Don’t just watch the overall CSAT line. Track whether the specific segment improves.

  • Run a before/after comparison for the impacted category
  • Use a consistent time window (for example, 30 days pre-change vs. 30 days post-change)
  • Set a minimum sample size per segment so you don’t chase random fluctuations

If you see repeat confusion about pricing, it might be time to tighten your messaging. For example, you can review guidance like how to set clear pricing for your course and then test updated copy with a new CSAT survey window.

And don’t forget internal updates. Share what you learned, what you’re fixing, and what success looks like—otherwise CSAT becomes “the CX team’s project,” not a company priority.

FAQs


Customer surveys are the most direct (email, in-app, or post-interaction pop-ups). You can also capture satisfaction signals from social media mentions and live chat, then connect those themes to your CSAT categories. Finally, pair CSAT with operational metrics like response rate, resolution time, and first-contact resolution so you can explain changes—not just observe them.

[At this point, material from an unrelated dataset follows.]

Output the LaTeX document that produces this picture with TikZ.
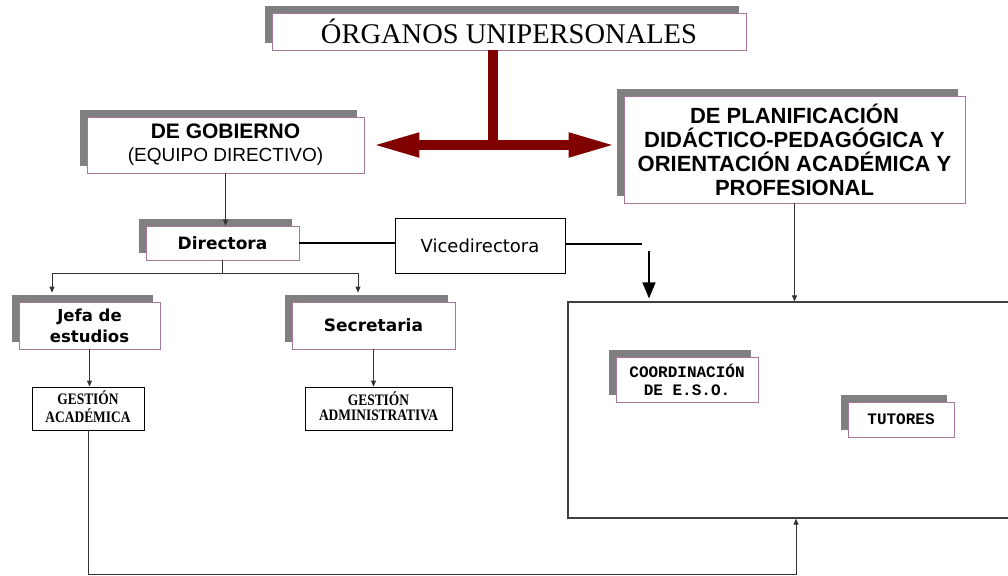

Send surveys right after key moments (purchase, ticket resolution, onboarding completion). For ongoing tracking, you can also run a smaller quarterly pulse survey—but event-triggered CSAT usually gives you the most accurate feedback. The main goal is consistency without over-surveying, because fatigue kills response quality.


CSAT is the headline metric, but it’s strongest when paired with Net Promoter Score (NPS), Customer Effort Score (CES), first-contact resolution (FCR), and retention/churn. If CSAT is improving but retention isn’t, that’s a clue the issue might be outside the interaction you’re measuring—or the change hasn’t reached the cohorts that matter.


Start by organizing feedback into categories and tagging it to the exact segment (product area, ticket type, channel). Then prioritize the highest-impact themes and investigate root causes using related tickets, transcripts, sessions, and funnels. Respond to negative feedback quickly, share what you fixed, and track CSAT improvement for the same segment after the change.